Third, I will look at the sector and industry to ensure it’s in line. If it’s out of line, there is a risk since all companies in the same business will tend to operate similarily. There usually is convergence of cost and profit margins.


Q.I am trying to teach my nephew about dividend investing. My idea is to open an account and purchase 4 dividend paying stocks. Starting capital $2,000. Each year we would add another $1,000. We would have a roundtable discussion on what stocks to pick. What four stocks would you recommend? This would be a ten to fifteen year project.

A.Congrats on the project. Best financial education.

Based on my experience navigating the Canadian Stock Market since 2009, I would have to say to pick one of the market leaders in those 3 groups.

  • RY or TD
  • BCE
  • FTS or EMA

The last investment I recomment is an S&P 500 index ETF like VFV from Vanguard. The US is a much bigger market and economy to be in.


Q.I’m investing with a non registered account and mainly my focus has been on Canadian stocks, I was doing research and there are some out there who think due to tax reasons this account should hold solely be invested within the Canadian market. I think diversifying into other markets would be ideal. I was curious to your thoughts?

A.Investing, when you take into considerations risks and taxes, can get complicated. To simplify it, guidelines are outlined as to where it’s best to hold certain equities. Those guidelines are good but at the end of the day, it’s about the most profitable investment for your money within the risks constraint you have.

In a non-registered account, profit is the dividend plus the stock growth minus the tax. For many, the dividend is visible and the stock growth is not so visible since it is extrapolated based on many different qualitative and quantitative data points over time. If you hold a US stock in a non-registered account, there is a 15% tax on the dividend and the capital gains is the same rate as a Canadian stock.

A growth stock tends to have a low yield and 15% on 1% is a small price to pay for a growth stock. If you have an income stock with a high yield, chances are the profit is mostly from the yield so you give up 15% of your profit. Most investors do not have proper performance tracking and do not see the real rate of return on their investment. I know my ROR for the portfolio and each stock which allows me to assess whether or not the tax is worth paying on the dividend. Your official dividend ends up being the dividend yield times 85% since 15% goes back to the US government.

I am happy to hold stocks that pay around 1% in dividend as they are growth stocks during my portfolio accumulation years. Even with a low yield, I do invest in dividend growth stock with 10% dividend growth target.


Q.My kid is turning 18 and plan to contribute in TFSA as soon as he’s eligible and every year regularly.

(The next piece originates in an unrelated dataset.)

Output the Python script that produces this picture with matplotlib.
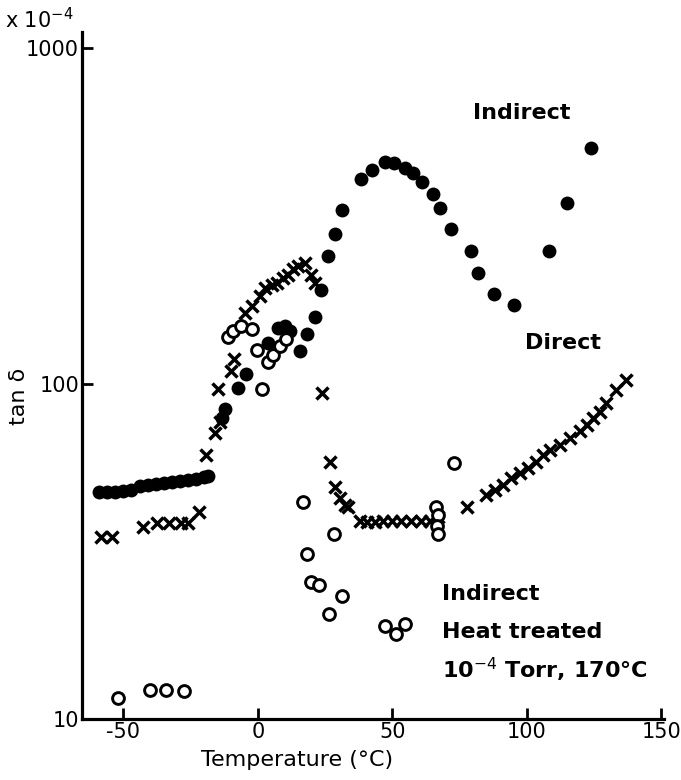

How should he starts his portfolio?

He’s not too interested in ETFs. Due to his long time horizon what would he be looking at to construct his dividend portfolio. Do you think he should buy Canadian banks? Start with only 2 to 3 companies since he can only have $6k in TFSA? Any feedback would be appreciated.

On a side note, do you think start with ETF would be better? Basically what would be a good strategy for a kid who’s just starting to invest at 18.

A.I shared my opinion on a few stocks to start with for kids in a different question as well as provinding details on a beginner portoflio model.

With that said, the concern for an 18 year old might be to want to strike rich and the urges to do so will be around. The feeling and confidence to do it again with more money will grow.

In this case, it might be prudent to follow the beginner model portfolio and also allocate a percentage that can be invested in risky stocks. The biggest learning for your child will be to establish a process and maintain emotions in check.